WARC: Global ad spend to top $1 trillion in 2024
Dive Brief:
- Global advertising spend is expected to increase 10.5% this year to a total of $1.07 trillion, according to WARC’s latest forecast. The updated projection represents a 2.3 percentage point increase over the firm’s last forecast and reflects the uptake of media tools enhanced by artificial intelligence (AI).
- Spending in North America will grow 8.6% to $348 billion, and Europe will increase 5% to $165 billion. Latin America will increase 6.2% to $32.1 billion, and the Middle East will grow 4.2% to 12.6 billion. Asia Pacific will remain the world’s second-largest market at $272 billion with 2% growth.
- Meta, Amazon and Alphabet will attract nearly 44% of all ad spending this year, and the companies’ share is expected to grow to more than 46% over the next three years.
Dive Insight:
With a U.S. presidential election and Summer Olympics this year, it should be of little surprise that 2024 will be a record year for ad spend. But WARC’s outlook for the next two years is just as rosy, with spending anticipated to increase 7.2% in 2025 and 7% in 2026, culminating in a global ad market worth $1.23 trillion. According to WARC, global ad investment has more than doubled over the last decade and has grown 2.8 times faster than economic output since 2014.
What’s more, Meta, Amazon and Alphabet account for more than 70% of that incremental spend, demonstrating how dominant digital channels have become. Social media accounts for nearly $242 billion of spending this year and is the largest single advertising channel. Social accounts for 22.6% of all global ad spending in 2024, and it is forecast to rise a full percentage point by 2026.
Within social, Meta commands nearly 63% of the market, though its share is dropping, notably to TikTok-owner ByteDance, which now draws a fifth of all social advertising spending (up from just 9% five years ago). Social media is benefiting from the adoption of AI throughout the industry, with more than half of AI-enabled spending, defined as involving some form of recommendation algorithm, natural language processing or search optimization, occurring in the social media sector.

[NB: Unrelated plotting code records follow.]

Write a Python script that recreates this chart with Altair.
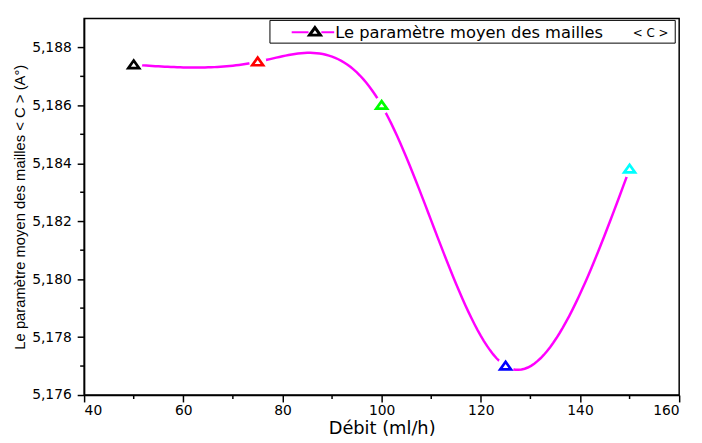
import altair as alt
import numpy as np
import pandas as pd

# ---- data ----
flow = [50, 75, 100, 125, 150]
c_param = [5.1874, 5.1875, 5.1860, 5.1770, 5.1838]
point_colors = ["#000000", "#ff0000", "#00ff00", "#0000ff", "#00ffff"]
x_ticks = [40, 60, 80, 100, 120, 140, 160]
x_minor = [50, 70, 90, 110, 130, 150]
y_ticks = [5.176, 5.178, 5.180, 5.182, 5.184, 5.186, 5.188]
y_minor = [5.177, 5.179, 5.181, 5.183, 5.185, 5.187]

WIDE = "DejaVu Sans"
NARROW = "Liberation Sans Narrow, Liberation Sans"
W, H = 602, 381
XDOM = [40, 160]
YDOM = [5.176, 5.189]
TRI = "M-1,0.62L1,0.62L0,-0.78Z"

# natural cubic spline through the data points (Origin-style spline line)
xa = np.array(flow, dtype=float)
ya = np.array(c_param, dtype=float)
n = len(xa)
h = np.diff(xa)
A = np.zeros((n - 2, n - 2))
rhs = np.zeros(n - 2)
for i in range(n - 2):
    A[i, i] = 2 * (h[i] + h[i + 1])
    if i > 0:
        A[i, i - 1] = h[i]
    if i < n - 3:
        A[i, i + 1] = h[i + 1]
    rhs[i] = 6 * ((ya[i + 2] - ya[i + 1]) / h[i + 1] - (ya[i + 1] - ya[i]) / h[i])
M = np.zeros(n)
M[1:-1] = np.linalg.solve(A, rhs)
xs, ys = [], []
for i in range(n - 1):
    for t in np.linspace(0, 1, 40, endpoint=(i == n - 2)):
        xx = xa[i] + t * h[i]
        a = 1 - t
        yy = (a * ya[i] + t * ya[i + 1]
              + ((a ** 3 - a) * M[i] + (t ** 3 - t) * M[i + 1]) * h[i] ** 2 / 6)
        xs.append(xx)
        ys.append(yy)
curve = pd.DataFrame({"flow": xs, "c": ys})
pts = pd.DataFrame({"flow": flow, "c": c_param, "k": [str(i) for i in range(n)]})

xsc = alt.Scale(domain=XDOM, nice=False, zero=False)
ysc = alt.Scale(domain=YDOM, nice=False, zero=False)

xaxis = alt.Axis(values=x_ticks, title="Débit (ml/h)", titleFont=WIDE, titleFontSize=18,
                 labelFont=WIDE, labelFontSize=14, titlePadding=2, labelPadding=2)
yaxis = alt.Axis(values=y_ticks, title="Le paramètre moyen des mailles   < C > (A°)",
                 titleFont=NARROW, titleFontSize=15, labelFont=WIDE, labelFontSize=14,
                 titlePadding=4, labelPadding=6,
                 labelExpr="replace(format(datum.value, '.3f'), '.', ',')")

line = alt.Chart(curve).mark_line(color="#ff00ff", strokeWidth=2.5).encode(
    x=alt.X("flow:Q", scale=xsc, axis=xaxis),
    y=alt.Y("c:Q", scale=ysc, axis=yaxis),
)
gaps = alt.Chart(pts).mark_point(shape="circle", filled=True, color="white",
                                 opacity=1, size=300).encode(
    x=alt.X("flow:Q", scale=xsc), y=alt.Y("c:Q", scale=ysc))
tri = alt.Chart(pts).mark_point(shape=TRI, filled=False, strokeWidth=2.7,
                                opacity=1, size=120).encode(
    x=alt.X("flow:Q", scale=xsc), y=alt.Y("c:Q", scale=ysc),
    color=alt.Color("k:N", scale=alt.Scale(domain=pts["k"].tolist(), range=point_colors),
                    legend=None))

ymin = alt.Chart(pd.DataFrame({"y": y_minor})).mark_rule(color="black", strokeWidth=1.5).encode(
    y=alt.Y("y:Q", scale=ysc), x=alt.value(-4), x2=alt.value(0))
xmin = alt.Chart(pd.DataFrame({"x": x_minor})).mark_rule(color="black", strokeWidth=1.5).encode(
    x=alt.X("x:Q", scale=xsc), y=alt.value(H), y2=alt.value(H + 4))

one = pd.DataFrame({"a": [0]})
lg_box = alt.Chart(one).mark_rect(fill="white", stroke="black", strokeWidth=1).encode(
    x=alt.value(188), x2=alt.value(598), y=alt.value(2), y2=alt.value(25))
lg_l1 = alt.Chart(one).mark_rule(color="#ff00ff", strokeWidth=2).encode(
    x=alt.value(210), x2=alt.value(227), y=alt.value(14))
lg_l2 = alt.Chart(one).mark_rule(color="#ff00ff", strokeWidth=2).encode(
    x=alt.value(240), x2=alt.value(253), y=alt.value(14))
lg_tri = alt.Chart(one).mark_point(shape=TRI, filled=False, strokeWidth=3,
                                   color="black", opacity=1, size=120).encode(
    x=alt.value(233.5), y=alt.value(13.5))
lg_txt = alt.Chart(one).mark_text(text="Le paramètre moyen des mailles", font=WIDE,
                                  fontSize=16.5, align="left", baseline="alphabetic",
                                  color="black").encode(x=alt.value(254), y=alt.value(20))
lg_c = alt.Chart(one).mark_text(text="< C >", font=WIDE, fontSize=12, align="left",
                                baseline="alphabetic", color="black").encode(
    x=alt.value(555), y=alt.value(19))

chart = alt.layer(line, gaps, tri, ymin, xmin, lg_box, lg_l1, lg_l2, lg_tri, lg_txt, lg_c).properties(
    width=W, height=H,
    autosize=alt.AutoSizeParams(type="none"),
    padding={"left": 77, "top": 8, "right": 15, "bottom": 46},
).configure_view(stroke="black", strokeWidth=1.5).configure_axis(
    grid=False, domainColor="black", domainWidth=1.5, tickColor="black", tickWidth=1.5,
    tickSize=7, labelColor="black", titleColor="black", titleFontWeight="normal",
)

chart.save("out.html", embed_options={"renderer": "svg", "actions": False})
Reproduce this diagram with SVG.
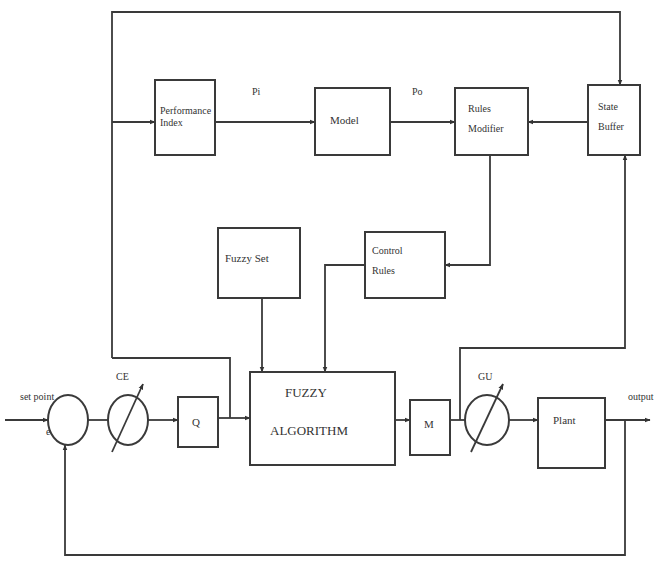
<svg xmlns="http://www.w3.org/2000/svg" width="660" height="568" viewBox="0 0 660 568">
<defs>
<marker id="ah" viewBox="0 0 10 10" refX="9" refY="5" markerWidth="6" markerHeight="6" orient="auto-start-reverse" markerUnits="userSpaceOnUse">
<path d="M0,1 L10,5 L0,9 z" fill="#333"/>
</marker>
<style>
.b{fill:#fff;stroke:#3a3a3a;stroke-width:2}
.l{fill:none;stroke:#3a3a3a;stroke-width:1.8}
.a{fill:none;stroke:#3a3a3a;stroke-width:1.8;marker-end:url(#ah)}
.t{font-family:"Liberation Serif",serif;fill:#333;font-size:10px}
.tm{font-family:"Liberation Serif",serif;fill:#333;font-size:11px}
.tb{font-family:"Liberation Serif",serif;fill:#333;font-size:13px}
</style>
</defs>
<rect width="660" height="568" fill="#fff"/>
<g id="connectors">
<polyline class="a" points="112,358 112,12 620,12 620,85"/>
<line class="a" x1="112" y1="122" x2="155" y2="122"/>
<line class="a" x1="215" y1="122" x2="315" y2="122"/>
<line class="a" x1="390" y1="122" x2="455" y2="122"/>
<line class="a" x1="588" y1="122" x2="528" y2="122"/>
<polyline class="a" points="490,155 490,265 445,265"/>
<polyline class="a" points="365,265 325,265 325,372"/>
<line class="a" x1="262" y1="298" x2="262" y2="372"/>
<polyline class="l" points="112,358 230,358 230,418"/>
<line class="a" x1="5" y1="420" x2="48" y2="420"/>
<line class="l" x1="88" y1="420" x2="108" y2="420"/>
<line class="a" x1="148" y1="420" x2="178" y2="420"/>
<line class="a" x1="218" y1="418" x2="250" y2="418"/>
<line class="a" x1="395" y1="420" x2="410" y2="420"/>
<line class="l" x1="450" y1="420" x2="465" y2="420"/>
<polyline class="a" points="460,420 460,348 625,348 625,155"/>
<line class="a" x1="509" y1="420" x2="538" y2="420"/>
<line class="a" x1="605" y1="420" x2="650" y2="420"/>
<polyline class="a" points="625,420 625,555 65,555 65,445"/>
</g>
<g id="perf"><rect class="b" x="155" y="80" width="60" height="75"/><text class="t" x="160" y="114" font-size="8">Performance</text><text class="t" x="160" y="126" font-size="8">Index</text></g>
<g id="model"><rect class="b" x="315" y="88" width="75" height="67"/><text class="tm" x="330" y="124">Model</text></g>
<g id="rules-modifier"><rect class="b" x="455" y="88" width="73" height="67"/><text class="t" x="468" y="112">Rules</text><text class="t" x="468" y="132">Modifier</text></g>
<g id="state-buffer"><rect class="b" x="588" y="85" width="52" height="70"/><text class="t" x="598" y="110">State</text><text class="t" x="598" y="130">Buffer</text></g>
<g id="fuzzy-set"><rect class="b" x="218" y="228" width="82" height="70"/><text class="tm" x="225" y="262">Fuzzy Set</text></g>
<g id="control-rules"><rect class="b" x="365" y="232" width="80" height="66"/><text class="t" x="372" y="254">Control</text><text class="t" x="372" y="274">Rules</text></g>
<g id="fuzzy-alg"><rect class="b" x="250" y="372" width="145" height="93"/><text class="tb" x="285" y="397">FUZZY</text><text class="tb" x="270" y="435">ALGORITHM</text></g>
<g id="sum"><ellipse class="b" cx="68" cy="420" rx="20" ry="25"/><text class="t" x="20" y="400" font-size="8">set point</text><text class="t" x="46" y="435" font-size="8">e</text></g>
<g id="ce"><ellipse class="b" cx="128" cy="420" rx="20" ry="25"/><line class="a" x1="112" y1="452" x2="143" y2="384"/><text class="t" x="116" y="380">CE</text></g>
<g id="q"><rect class="b" x="178" y="397" width="40" height="50"/><text class="tm" x="192" y="426">Q</text></g>
<g id="m"><rect class="b" x="410" y="400" width="40" height="55"/><text class="tm" x="424" y="428">M</text></g>
<g id="gu"><ellipse class="b" cx="487" cy="420" rx="22" ry="25"/><line class="a" x1="471" y1="452" x2="503" y2="384"/><text class="t" x="478" y="380">GU</text></g>
<g id="plant"><rect class="b" x="538" y="398" width="67" height="70"/><text class="tm" x="553" y="424">Plant</text><text class="t" x="628" y="400" font-size="8">output</text></g>
<g id="labels"><text class="t" x="252" y="95">Pi</text><text class="t" x="412" y="95">Po</text></g>
</svg>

Search, excluding retail media, accounts for nearly 22% of advertising spending, totaling nearly $224 billion. Google accounts for more than 84% of the global search market (and over 90% when China is excluded). Such dominance can help explain why Google was recently found to be in violation of U.S. antitrust laws.
Search spending, however, is expected to plateau in the coming years as retail media gains more traction. Retail media is expected to account for just slightly more than 14% of overall spending in 2024 ($153 billion) and the channel is expected to see the fastest growth over the next three years. In 2024, Amazon is dominating the channel with expectations of nearly $56 billion in ad spending, equivalent to more than a third of all retail media spending.
With the introduction of more ad-supported options, connected TV is also growing rapidly. The CTV channel is on course to be worth $35 billion to advertisers this year. Further, the channel’s growth is set to account for two-thirds of all growth in the video (linear and CTV) market this year, and all growth in 2025.
Legacy media (print, broadcast radio, linear TV, cinema and out-of-home) now only account for a quarter of total advertising spending, about $271 billion this year. The figure represents a 1.5% rise over 2023 and is largely attributable to U.S. political spending.
In other categories, retail, the largest category monitored by WARC, is expected to drop 2.5% in global spending, while technology and electronics is expected to grow more than 13%. Other strong growth categories include alcoholic drinks (12%), clothing and accessories (11%) and business and industrial (18%).
Geographically, North America will be the fastest-growing region, led by the U.S presidential elections, with ad spending rising 8.6% to a total of $347.5 billion. Latin America is expected to grow 6% to $32 billion based on Brazil’s currency growth and significant online advertising investment. China’s expected 6.4% growth and India’s nearly 12% growth will offset falling Yen currency prices to help Asia Pacific maintain 2% growth for the year.
Advertising across Europe will rise 5% to $165 billion in 2024. Brand spending in the Middle East and Africa is on course to rise 4% to 12.6 billion this year, with mixed fortunes in Africa and uncertainty over conflict in the Middle East tempering growth expectations.
WARC’s analysis is based on advertising spend data from 100 markets worldwide and projections of advertising investment patterns based on over two million data points.